Hierarchical clustering
merg = linkage(data_model,method="ward")
plt.figure(figsize=(25,10))
dendrogram(merg,leaf_rotation = 90)
plt.xlabel("data points")
plt.ylabel("euclidean distance")
plt.show()
This code is using the linkage() and dendrogram() functions from the scipy library to perform hierarchical clustering on a dataset (stored in the variable “data_model”) and visualize the resulting dendrogram.
The linkage() function is used to calculate the linkage matrix, which encodes the hierarchical clustering information. The method used is “ward”, which minimizes the variance of the distances between the clusters being merged.
The dendrogram() function is then used to visualize the linkage matrix as a dendrogram. The leaf_rotation argument is set to 90, which rotates the leaves of the dendrogram by 90 degrees.
The plt.figure() function is used to set the size of the dendrogram plot, and plt.xlabel() and plt.ylabel() are used to add labels to the x and y axes of the plot. Finally, plt.show() is used to display the plot on the screen.
#create model
hiyerartical_cluster = AgglomerativeClustering(n_clusters = 5,
affinity= "euclidean",linkage = "ward")
data_predict = hiyerartical_cluster.fit_predict(data_model)

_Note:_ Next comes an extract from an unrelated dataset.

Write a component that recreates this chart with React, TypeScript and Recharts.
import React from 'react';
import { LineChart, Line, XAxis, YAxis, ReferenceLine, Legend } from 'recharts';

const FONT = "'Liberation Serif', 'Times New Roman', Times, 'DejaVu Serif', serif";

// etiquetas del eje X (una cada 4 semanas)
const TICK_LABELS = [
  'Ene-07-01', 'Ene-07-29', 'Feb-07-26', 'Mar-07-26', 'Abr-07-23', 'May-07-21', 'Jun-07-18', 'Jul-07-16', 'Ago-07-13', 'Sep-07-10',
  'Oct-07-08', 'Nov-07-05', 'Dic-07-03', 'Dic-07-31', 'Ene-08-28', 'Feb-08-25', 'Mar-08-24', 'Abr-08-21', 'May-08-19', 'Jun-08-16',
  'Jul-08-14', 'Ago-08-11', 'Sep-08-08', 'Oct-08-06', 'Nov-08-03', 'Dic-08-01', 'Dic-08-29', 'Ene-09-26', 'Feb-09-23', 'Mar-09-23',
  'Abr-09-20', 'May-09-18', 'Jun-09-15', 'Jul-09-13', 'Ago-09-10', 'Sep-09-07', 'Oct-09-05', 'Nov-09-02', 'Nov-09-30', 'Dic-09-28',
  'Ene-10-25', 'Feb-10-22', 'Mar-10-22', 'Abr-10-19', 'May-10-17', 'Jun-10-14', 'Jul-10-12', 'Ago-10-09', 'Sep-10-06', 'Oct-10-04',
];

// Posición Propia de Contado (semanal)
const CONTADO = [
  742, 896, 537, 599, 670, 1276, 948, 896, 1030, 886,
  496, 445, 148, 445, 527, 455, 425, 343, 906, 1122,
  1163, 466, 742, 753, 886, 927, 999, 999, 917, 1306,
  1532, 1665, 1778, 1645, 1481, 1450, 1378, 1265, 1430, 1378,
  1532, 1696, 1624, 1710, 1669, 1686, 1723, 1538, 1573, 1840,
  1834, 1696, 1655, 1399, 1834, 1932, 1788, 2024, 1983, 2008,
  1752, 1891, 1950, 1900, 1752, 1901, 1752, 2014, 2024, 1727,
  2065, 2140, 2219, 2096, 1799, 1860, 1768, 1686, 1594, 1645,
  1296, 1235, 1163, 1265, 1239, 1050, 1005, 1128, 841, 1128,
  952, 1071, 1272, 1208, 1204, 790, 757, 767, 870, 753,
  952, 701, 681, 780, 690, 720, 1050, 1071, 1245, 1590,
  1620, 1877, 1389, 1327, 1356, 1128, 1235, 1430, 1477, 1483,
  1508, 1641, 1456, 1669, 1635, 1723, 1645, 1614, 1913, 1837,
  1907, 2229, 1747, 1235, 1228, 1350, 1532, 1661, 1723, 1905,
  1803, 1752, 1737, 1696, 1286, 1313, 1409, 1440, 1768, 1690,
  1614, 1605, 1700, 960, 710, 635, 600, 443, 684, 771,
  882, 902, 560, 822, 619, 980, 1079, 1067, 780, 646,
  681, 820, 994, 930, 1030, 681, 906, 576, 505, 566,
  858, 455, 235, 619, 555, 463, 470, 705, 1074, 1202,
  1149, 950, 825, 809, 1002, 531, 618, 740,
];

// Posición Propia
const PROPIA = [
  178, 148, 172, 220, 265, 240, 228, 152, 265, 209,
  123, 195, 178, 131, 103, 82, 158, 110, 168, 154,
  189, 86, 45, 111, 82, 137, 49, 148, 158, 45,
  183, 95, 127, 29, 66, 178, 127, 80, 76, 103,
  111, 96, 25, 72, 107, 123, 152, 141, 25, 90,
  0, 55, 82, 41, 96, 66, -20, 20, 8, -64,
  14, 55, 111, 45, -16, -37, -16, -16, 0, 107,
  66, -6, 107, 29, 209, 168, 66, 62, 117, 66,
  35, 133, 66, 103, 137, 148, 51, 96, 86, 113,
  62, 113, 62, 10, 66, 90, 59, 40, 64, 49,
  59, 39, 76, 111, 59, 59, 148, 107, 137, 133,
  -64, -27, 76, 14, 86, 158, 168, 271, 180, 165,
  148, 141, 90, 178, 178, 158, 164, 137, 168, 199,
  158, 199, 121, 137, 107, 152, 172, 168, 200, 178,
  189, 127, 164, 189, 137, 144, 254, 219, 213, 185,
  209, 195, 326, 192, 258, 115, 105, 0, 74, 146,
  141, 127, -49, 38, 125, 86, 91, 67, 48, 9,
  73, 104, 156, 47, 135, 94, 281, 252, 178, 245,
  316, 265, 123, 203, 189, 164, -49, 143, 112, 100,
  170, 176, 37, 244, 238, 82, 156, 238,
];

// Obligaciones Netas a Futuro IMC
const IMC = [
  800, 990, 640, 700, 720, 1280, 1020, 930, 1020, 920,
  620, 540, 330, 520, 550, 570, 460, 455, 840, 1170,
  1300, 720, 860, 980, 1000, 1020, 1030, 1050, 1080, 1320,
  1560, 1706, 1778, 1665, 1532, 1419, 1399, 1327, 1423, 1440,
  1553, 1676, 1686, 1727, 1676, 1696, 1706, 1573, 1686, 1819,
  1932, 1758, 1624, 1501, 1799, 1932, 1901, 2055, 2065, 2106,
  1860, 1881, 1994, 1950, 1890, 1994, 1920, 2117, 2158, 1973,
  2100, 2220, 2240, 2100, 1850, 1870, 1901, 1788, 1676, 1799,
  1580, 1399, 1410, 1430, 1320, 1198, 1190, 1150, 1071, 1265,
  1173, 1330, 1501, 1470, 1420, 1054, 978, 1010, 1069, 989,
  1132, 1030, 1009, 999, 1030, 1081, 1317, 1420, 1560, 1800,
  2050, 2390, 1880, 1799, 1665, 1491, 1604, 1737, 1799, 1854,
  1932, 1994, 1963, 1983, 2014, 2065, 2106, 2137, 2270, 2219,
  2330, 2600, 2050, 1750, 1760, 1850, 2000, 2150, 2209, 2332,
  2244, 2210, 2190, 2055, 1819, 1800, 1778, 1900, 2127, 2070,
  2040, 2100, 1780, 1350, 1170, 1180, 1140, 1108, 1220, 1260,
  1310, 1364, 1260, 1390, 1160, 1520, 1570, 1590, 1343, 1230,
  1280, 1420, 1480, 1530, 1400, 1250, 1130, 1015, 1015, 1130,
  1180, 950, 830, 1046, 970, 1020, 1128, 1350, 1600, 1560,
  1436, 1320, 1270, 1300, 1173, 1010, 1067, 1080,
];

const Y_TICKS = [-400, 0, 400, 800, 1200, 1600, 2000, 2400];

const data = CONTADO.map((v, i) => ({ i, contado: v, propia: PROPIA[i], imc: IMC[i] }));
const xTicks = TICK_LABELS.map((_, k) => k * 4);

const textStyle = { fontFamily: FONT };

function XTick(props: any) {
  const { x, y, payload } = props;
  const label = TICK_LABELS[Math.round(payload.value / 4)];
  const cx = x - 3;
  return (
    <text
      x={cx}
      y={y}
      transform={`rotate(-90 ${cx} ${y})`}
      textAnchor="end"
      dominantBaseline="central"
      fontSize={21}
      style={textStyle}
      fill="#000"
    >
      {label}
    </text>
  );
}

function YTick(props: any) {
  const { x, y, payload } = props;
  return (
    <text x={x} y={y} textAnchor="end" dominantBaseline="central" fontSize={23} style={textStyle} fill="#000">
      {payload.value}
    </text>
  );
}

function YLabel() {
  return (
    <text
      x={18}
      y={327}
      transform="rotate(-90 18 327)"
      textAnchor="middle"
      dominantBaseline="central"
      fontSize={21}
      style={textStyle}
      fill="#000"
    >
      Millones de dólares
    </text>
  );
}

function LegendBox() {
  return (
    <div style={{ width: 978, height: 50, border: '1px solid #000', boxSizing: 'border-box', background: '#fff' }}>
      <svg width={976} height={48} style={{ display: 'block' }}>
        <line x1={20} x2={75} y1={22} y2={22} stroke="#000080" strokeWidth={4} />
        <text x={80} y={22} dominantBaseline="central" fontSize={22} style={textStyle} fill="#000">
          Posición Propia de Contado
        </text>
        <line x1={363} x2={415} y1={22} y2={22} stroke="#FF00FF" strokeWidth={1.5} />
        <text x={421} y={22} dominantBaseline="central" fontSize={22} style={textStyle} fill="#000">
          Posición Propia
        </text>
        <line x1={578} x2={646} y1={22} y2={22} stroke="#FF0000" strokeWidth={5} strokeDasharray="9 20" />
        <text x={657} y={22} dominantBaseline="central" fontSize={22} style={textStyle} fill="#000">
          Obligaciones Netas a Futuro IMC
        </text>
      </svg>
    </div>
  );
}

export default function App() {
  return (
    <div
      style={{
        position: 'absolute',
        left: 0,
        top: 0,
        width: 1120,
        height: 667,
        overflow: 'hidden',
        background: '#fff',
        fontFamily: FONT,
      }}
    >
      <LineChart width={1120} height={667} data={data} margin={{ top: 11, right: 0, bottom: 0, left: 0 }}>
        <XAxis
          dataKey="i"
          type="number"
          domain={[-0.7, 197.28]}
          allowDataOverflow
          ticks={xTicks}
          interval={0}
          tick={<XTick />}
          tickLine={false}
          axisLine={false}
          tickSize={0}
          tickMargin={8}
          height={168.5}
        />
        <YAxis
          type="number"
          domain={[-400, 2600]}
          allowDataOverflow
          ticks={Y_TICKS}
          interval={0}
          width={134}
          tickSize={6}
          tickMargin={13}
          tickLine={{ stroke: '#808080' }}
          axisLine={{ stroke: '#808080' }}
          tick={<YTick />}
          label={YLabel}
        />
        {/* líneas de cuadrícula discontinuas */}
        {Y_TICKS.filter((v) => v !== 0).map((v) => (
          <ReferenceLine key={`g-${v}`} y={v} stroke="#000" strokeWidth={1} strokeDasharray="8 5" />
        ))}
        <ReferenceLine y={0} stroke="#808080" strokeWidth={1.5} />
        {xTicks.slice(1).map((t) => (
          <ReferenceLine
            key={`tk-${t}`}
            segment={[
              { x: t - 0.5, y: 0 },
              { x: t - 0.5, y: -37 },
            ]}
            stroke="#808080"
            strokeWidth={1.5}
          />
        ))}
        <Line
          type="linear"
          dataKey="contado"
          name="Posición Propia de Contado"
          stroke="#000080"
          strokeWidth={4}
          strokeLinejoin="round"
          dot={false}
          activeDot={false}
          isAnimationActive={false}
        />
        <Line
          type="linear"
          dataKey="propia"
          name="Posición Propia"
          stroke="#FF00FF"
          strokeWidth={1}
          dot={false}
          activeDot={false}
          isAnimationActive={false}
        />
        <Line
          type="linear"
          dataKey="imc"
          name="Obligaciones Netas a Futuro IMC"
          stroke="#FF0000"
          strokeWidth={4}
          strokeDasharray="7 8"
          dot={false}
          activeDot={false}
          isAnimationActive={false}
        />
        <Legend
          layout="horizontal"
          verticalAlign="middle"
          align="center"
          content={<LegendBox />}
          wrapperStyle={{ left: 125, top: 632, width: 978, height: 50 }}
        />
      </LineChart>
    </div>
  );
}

plt.figure(figsize=(15,10))
plt.scatter( x = 'Annual Income (k$)' ,y = 'Spending Score (1-100)' ,
data = data_model , c = data_predict , s = 200 )
plt.show()
This code is creating an instance of the AgglomerativeClustering class from the sklearn library with the following parameters:
- n_clusters = 5: this sets the number of clusters that the algorithm will create.
- affinity = “euclidean”: this sets the distance metric that the algorithm will use to calculate the similarity between data points. In this case, it is using the euclidean distance.
- linkage = “ward”: this sets the linkage criteria that the algorithm will use to merge clusters. In this case, it is using the ward linkage criteria.
The next line, “data_predict = hiyerartical_cluster.fit_predict(data_model)”, is fitting the clustering model to the “data_model” data and predicting the cluster assignments for each data point.
The following lines are creating a scatter plot of the data with the x-axis being “Annual Income (k$)” and the y-axis being “Spending Score (1–100)”. The points on the plot will be colored based on the cluster assignment predicted by the algorithm (c = data_predict) and will have a size of 200 (s = 200). The plt.show() command is displaying the plot.